WASHINGTON (Reuters) - China will be able to project "substantial offensive military power" from artificial islands it has built in the South China Sea's disputed Spratly Islands within months, the director of U.S. national intelligence said.
In a Feb. 23 letter to John McCain, chair of the U.S. Senate Armed Services Committee, James Clapper said Chinese land reclamation and construction work in the Spratlys had established infrastructure needed "to project military capabilities in the South China Sea beyond that which is required for point defense of its outposts."
"Based on the pace and scope of construction at these outposts, China will be able to deploy a range of offensive and defensive military capabilities and support increased PLAN and CCG presence beginning in 2016," Clapper said in the letter released this week, using acronyms for the Chinese navy and coastguard.
"Once these facilities are completed by the end of 2016 or early 2017, China will have significant capacity to quickly project substantial offensive military power to the region," Clapper added.
The United States has voiced concerns about China's assertive pursuit of territory in the South China Sea. The sea is one of the world's busiest trade routes and regional countries have rival claims, creating a potential flashpoint.
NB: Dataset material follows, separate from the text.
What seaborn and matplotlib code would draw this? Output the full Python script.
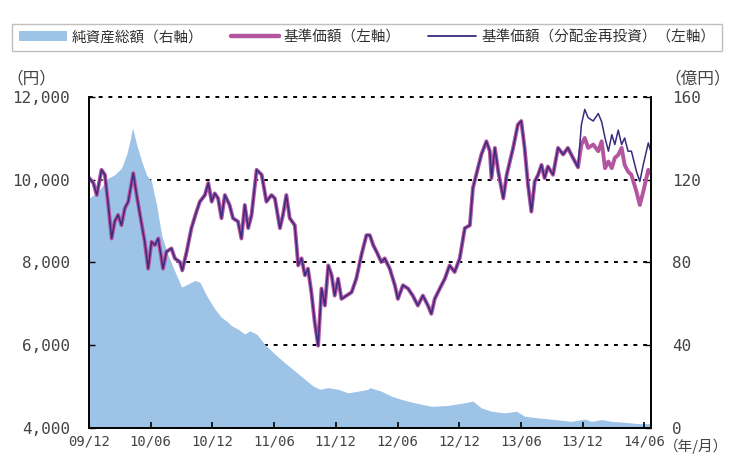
import pandas as pd
import matplotlib
matplotlib.use("Agg")
import matplotlib.pyplot as plt
from matplotlib.patches import Patch
from matplotlib.lines import Line2D
from matplotlib.ticker import FuncFormatter
import seaborn as sns

# 純資産総額(億円) - 右軸
asset_dates = ["2009-12-01", "2009-12-28", "2010-01-27", "2010-02-15", "2010-03-07", "2010-03-22",
               "2010-04-01", "2010-04-09", "2010-04-21", "2010-05-06", "2010-05-20", "2010-06-04",
               "2010-06-19", "2010-07-04", "2010-07-23", "2010-08-17", "2010-09-01", "2010-09-21",
               "2010-10-10", "2010-10-25", "2010-11-14", "2010-12-08", "2010-12-28", "2011-01-17",
               "2011-01-27", "2011-02-15", "2011-03-07", "2011-03-22", "2011-04-11", "2011-05-05",
               "2011-06-04", "2011-07-03", "2011-08-02", "2011-09-01", "2011-09-25", "2011-10-15",
               "2011-11-09", "2011-12-08", "2012-01-07", "2012-02-05", "2012-03-06", "2012-03-11",
               "2012-04-14", "2012-05-14", "2012-06-13", "2012-07-21", "2012-09-09", "2012-10-28",
               "2012-12-17", "2013-01-10", "2013-02-04", "2013-03-06", "2013-04-15", "2013-05-19",
               "2013-06-12", "2013-07-22", "2013-09-09", "2013-10-28", "2013-12-07", "2013-12-27",
               "2014-01-26", "2014-02-25", "2014-04-04", "2014-05-14", "2014-06-20"]
asset_values = [111, 114.3, 120.8, 122.4, 125.6, 132, 138.6, 145.1, 137, 128.9, 122.4, 119.1,
                107.8, 93.2, 83.5, 73.8, 68.1, 69.7, 71.3, 70.5, 64, 57.6, 53.5, 51.1,
                49.4, 47.8, 45.4, 47, 45.4, 40.5, 35.7, 31.6, 27.6, 23.5, 20.3, 18.7,
                19.5, 18.7, 17, 17.8, 18.7, 19.5, 17.8, 15.4, 13.8, 12.2, 10.5, 10.9,
                12.2, 13, 9.7, 8.1, 7.3, 8.1, 5.7, 4.9, 4.1, 3.2, 4.3, 3.2,
                4.1, 3.2, 2.8, 2.1, 2.1]

# 基準価額(円) - 分配前は2本が重なる
common_dates = ["2009-12-01", "2009-12-14", "2009-12-24", "2010-01-07", "2010-01-17", "2010-01-27",
                "2010-02-06", "2010-02-15", "2010-02-25", "2010-03-07", "2010-03-17", "2010-03-27",
                "2010-04-11", "2010-04-21", "2010-05-01", "2010-05-15", "2010-05-25", "2010-06-04",
                "2010-06-14", "2010-06-24", "2010-07-08", "2010-07-18", "2010-08-02", "2010-08-12",
                "2010-08-27", "2010-09-03", "2010-09-16", "2010-09-30", "2010-10-15", "2010-10-25",
                "2010-11-09", "2010-11-19", "2010-11-29", "2010-12-08", "2010-12-18", "2010-12-28",
                "2011-01-07", "2011-01-21", "2011-01-31", "2011-02-15", "2011-02-25", "2011-03-07",
                "2011-03-17", "2011-03-27", "2011-04-11", "2011-04-26", "2011-05-10", "2011-05-25",
                "2011-06-04", "2011-06-19", "2011-06-28", "2011-07-08", "2011-07-18", "2011-08-02",
                "2011-08-12", "2011-08-22", "2011-09-01", "2011-09-10", "2011-09-20", "2011-09-30",
                "2011-10-10", "2011-10-20", "2011-10-30", "2011-11-09", "2011-11-19", "2011-11-28",
                "2011-12-08", "2011-12-18", "2012-01-02", "2012-01-17", "2012-01-31", "2012-02-15",
                "2012-03-01", "2012-03-11", "2012-03-21", "2012-03-31", "2012-04-14", "2012-04-24",
                "2012-05-09", "2012-05-24", "2012-06-02", "2012-06-17", "2012-07-02", "2012-07-16",
                "2012-07-31", "2012-08-15", "2012-08-30", "2012-09-09", "2012-09-19", "2012-10-04",
                "2012-10-19", "2012-11-02", "2012-11-17", "2012-12-02", "2012-12-17", "2013-01-01",
                "2013-01-10", "2013-01-20", "2013-02-04", "2013-02-19", "2013-03-01", "2013-03-06",
                "2013-03-16", "2013-03-26", "2013-04-10", "2013-04-20", "2013-05-09", "2013-05-23",
                "2013-06-02", "2013-06-12", "2013-06-22", "2013-07-02", "2013-07-12", "2013-07-22",
                "2013-08-01", "2013-08-10", "2013-08-20", "2013-09-04", "2013-09-19", "2013-10-04",
                "2013-10-18", "2013-11-02", "2013-11-17"]
common_nav = [10050, 9920, 9630, 10240, 10120, 9390,
              8580, 8990, 9150, 8900, 9310, 9470,
              10160, 9630, 9150, 8500, 7850, 8500,
              8420, 8580, 7850, 8260, 8340, 8100,
              8010, 7810, 8260, 8830, 9230, 9470,
              9630, 9920, 9470, 9670, 9550, 9070,
              9630, 9390, 9070, 8990, 8580, 9390,
              8830, 9150, 10240, 10120, 9470, 9630,
              9550, 8830, 9150, 9630, 9070, 8900,
              7930, 8100, 7690, 7850, 7280, 6550,
              5990, 7370, 6960, 7930, 7690, 7200,
              7610, 7120, 7200, 7280, 7610, 8180,
              8660, 8660, 8420, 8260, 8010, 8100,
              7850, 7450, 7120, 7450, 7370, 7200,
              6960, 7200, 6960, 6760, 7120, 7370,
              7610, 7930, 7770, 8100, 8830, 8900,
              9800, 10120, 10610, 10930, 10690, 10040,
              10770, 10200, 9550, 10120, 10770, 11330,
              11420, 10770, 9880, 9230, 9960, 10120,
              10360, 10040, 10320, 10120, 10770, 10610,
              10770, 10530, 10300]

# 分配後: 基準価額と分配金再投資が分かれる
post_dates = ["2013-11-27", "2013-12-07", "2013-12-17", "2014-01-01", "2014-01-16", "2014-01-26",
              "2014-02-05", "2014-02-15", "2014-02-25", "2014-03-06", "2014-03-16", "2014-03-26",
              "2014-04-04", "2014-04-14", "2014-04-24", "2014-05-09", "2014-05-19", "2014-05-29",
              "2014-06-13", "2014-06-20"]
post_nav = [10850, 11010, 10770, 10850, 10690, 10930,
            10280, 10440, 10280, 10530, 10600, 10770,
            10360, 10200, 10120, 9710, 9390, 9710,
            10240, 10150]
post_reinvest = [11330, 11700, 11500, 11420, 11600, 11400,
                 11010, 10690, 11090, 10850, 11200, 10850,
                 11010, 10690, 10690, 10200, 9960, 10360,
                 10890, 10700]

x_ticks = pd.date_range("2009-12-01", "2014-06-01", freq="6MS")
labels = ["純資産総額（右軸）", "基準価額（左軸）", "基準価額（分配金再投資）（左軸）"]

BLUE = "#9dc3e6"
MAGENTA = "#b4559f"
DARK = "#3a2a80"
TXT = "#444444"

asset_df = pd.DataFrame({"date": pd.to_datetime(asset_dates), "value": asset_values})
nav_df = pd.DataFrame({"date": pd.to_datetime(common_dates + post_dates), "value": common_nav + post_nav})
reinv_df = pd.DataFrame({"date": pd.to_datetime(common_dates + post_dates), "value": common_nav + post_reinvest})

sns.set_theme(style="white")
plt.rcParams['font.family'] = ['Noto Sans CJK JP', 'DejaVu Sans']

fig = plt.figure(figsize=(7.33, 4.57), dpi=100)
ax = fig.add_axes([89 / 733, 1 - 428 / 457, (651 - 89) / 733, (428 - 97) / 457])
ax2 = ax.twinx()
ax.set_zorder(ax2.get_zorder() + 1)
ax.patch.set_visible(False)

# 面グラフ(右軸)と点線グリッド
ax2.fill_between(asset_df["date"], asset_df["value"], 0, color=BLUE, lw=0, zorder=2)
ax2.set_ylim(0, 160)
ax2.set_yticks([0, 40, 80, 120, 160])
ax2.grid(True, axis="y", color="black", linestyle=(0, (2, 3)), linewidth=1.4)
ax2.set_axisbelow(True)
for gl in ax2.get_ygridlines():
    gl.set_clip_on(False)

# 基準価額(左軸)
sns.lineplot(data=nav_df, x="date", y="value", ax=ax, color=MAGENTA, linewidth=2.8)
sns.lineplot(data=reinv_df, x="date", y="value", ax=ax, color=DARK, linewidth=1.1)
ax.set_xlabel("")
ax.set_ylabel("")
ax.set_ylim(4000, 12000)
ax.set_yticks(range(4000, 12001, 2000))
ax.yaxis.set_major_formatter(FuncFormatter(lambda v, p: f"{v:,.0f}"))
ax.set_xlim(pd.Timestamp("2009-12-01"), pd.Timestamp("2014-06-21"))
ax.set_xticks(x_ticks)
ax.set_xticklabels([d.strftime("%y/%m") for d in x_ticks])

for a in (ax, ax2):
    a.spines["top"].set_visible(False)
    for s in ("left", "right", "bottom"):
        a.spines[s].set_color("black")
        a.spines[s].set_linewidth(1.2)

ax.tick_params(axis="y", left=True, direction="in", length=4, width=1, color="black",
               pad=13.5, labelsize=11.5, labelcolor=TXT)
ax.tick_params(axis="x", bottom=True, direction="in", length=4, width=1.2, color="black",
               pad=5, labelsize=10, labelcolor=TXT)
ax2.tick_params(axis="y", right=True, direction="in", length=4, width=1, color="black",
                pad=15, labelsize=11.5, labelcolor=TXT)
for lbl in ax.get_xticklabels() + ax.get_yticklabels() + ax2.get_yticklabels():
    lbl.set_fontfamily("DejaVu Sans Mono")

fig.text(31 / 733, 1 - 79 / 457, "（円）", ha="center", va="center", fontsize=12, color=TXT)
fig.text(698 / 733, 1 - 79 / 457, "（億円）", ha="center", va="center", fontsize=12, color=TXT)
fig.text(664 / 733, 1 - 446 / 457, "（年/月）", ha="left", va="center", fontsize=10.5, color=TXT)

handles = [Patch(facecolor=BLUE, edgecolor="none"),
           Line2D([], [], color=MAGENTA, lw=3.2),
           Line2D([], [], color=DARK, lw=1.3)]
leg = fig.legend(handles, labels, loc="lower left",
                 bbox_to_anchor=(12 / 733, 1 - 51 / 457, 710 / 733, 31 / 457),
                 mode="expand", ncol=3, frameon=True, fancybox=False, fontsize=10.5,
                 handlelength=3.3, handletextpad=0.35, borderaxespad=0, borderpad=0.45)
leg.get_frame().set_edgecolor("#b0b0b0")
leg.get_frame().set_linewidth(1.0)
for t in leg.get_texts():
    t.set_color("#333333")

fig.savefig("out.png", dpi=100)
Visiting Washington in September, Chinese President Xi Jinping responded to U.S. worries by saying that China had no intention to militarize its outposts in the Spratlys.
Beijing has said their military roles will be defensive, but the head of the U.S. Pacific Command said last month China was "clearly militarizing" the South China Sea with the aim of achieving East Asian hegemony.
The text of Clapper's letter in response to questions from McCain was published on the news portal of the U.S. Naval Institute. U.S. officials confirmed the content.
Clapper said that while the United States had yet to observe deployment of significant Chinese military capabilities in the Spratlys, it had built facilities able to support them, including modern fighter aircraft.
China had already installed military radars at Cuarteron and Fiery Cross Reefs, and the infrastructure could also allow for the deployment surface-to-air missiles, coastal defense cruise missiles and an increased presence of warships, he said.
The United States had not seen Chinese air force activity in the Spratlys, but warships had stopped at its outposts including a guided-missile frigate and a guided-missile destroyer in December and January, Clapper said.
He said tank-landing ships had been employed widely in construction work and the landing of civil aircraft at Fiery Cross Reef in January showed the airstrip there was operational and able to accommodate all Chinese military aircraft.
Clapper said China continued its land reclamation in the Spratlys after Aug. 5, when its foreign minister claimed that it had been halted.
While there was no evidence that China has plans for any significant additional land reclamation in the Spratlys, Clapper said there was sufficient reef area in the Spratlys for it to reclaim more than 1,000 additional acres (400 hectares).
The Pentagon has said that Beijing has sought to bolster its claim to nearly all of the South China Sea with island building projects in the Spratlys that have reclaimed more than 2,900 acres (1,170 hectares) of land since 2013.